Saint Mannan's Bell Stone, Woodtown, Co. Wexford
Co. Wexford |
Holy Sites & Wells
An oval granite stone, mostly swallowed by the earth in the valley of a small stream in County Wexford, might easily be passed off as a geological accident.
What distinguishes this one is the basin carved into its wider end, a circular hollow roughly the size of a dinner plate and deep enough to hold water, and the name it carries: the Bell Stone of Saint Mannan. Such stones, sometimes called bullaun stones, are found across Ireland and are generally considered to be early medieval in origin, though their precise function is debated. Some were used for grinding, others acquired devotional associations over time, accumulating folklore about saints, curses, and cures. This one sits quietly in the landscape, embedded in the ground near a north-south stream, and draws little attention.

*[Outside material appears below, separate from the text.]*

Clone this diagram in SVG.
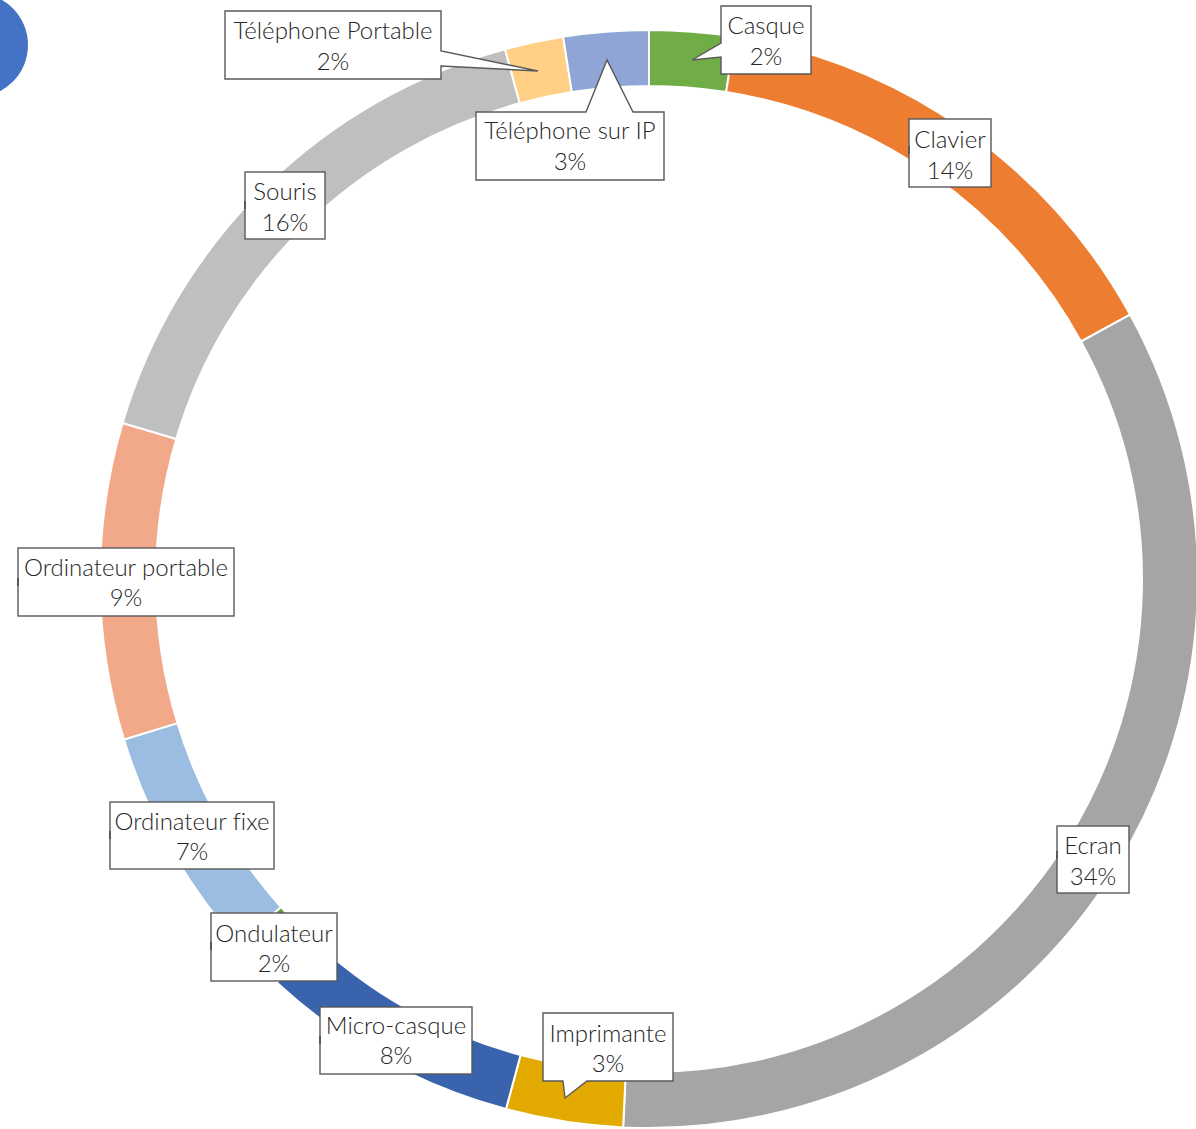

The stone belongs to a cluster of features connected to the obscure local saint for whom the surrounding area takes its name. Within roughly sixty metres to the north-northeast, across a public road, stands the tower of the fortified parish church of Kilmannan, a reminder that in medieval Ireland some parish churches were built with defensive features, their towers serving as places of refuge as much as places of worship. About 280 metres to the south-southeast lies the site of Saint Mannan's Well, completing a trinity of sacred geography that was once presumably bound together by local pilgrimage or ritual practice. Whether the bell stone functioned as a liturgical object, a boundary marker, or simply accumulated its name through long association with the saint is not recorded, but the company it keeps suggests it was never incidental to the life of this small ecclesiastical landscape.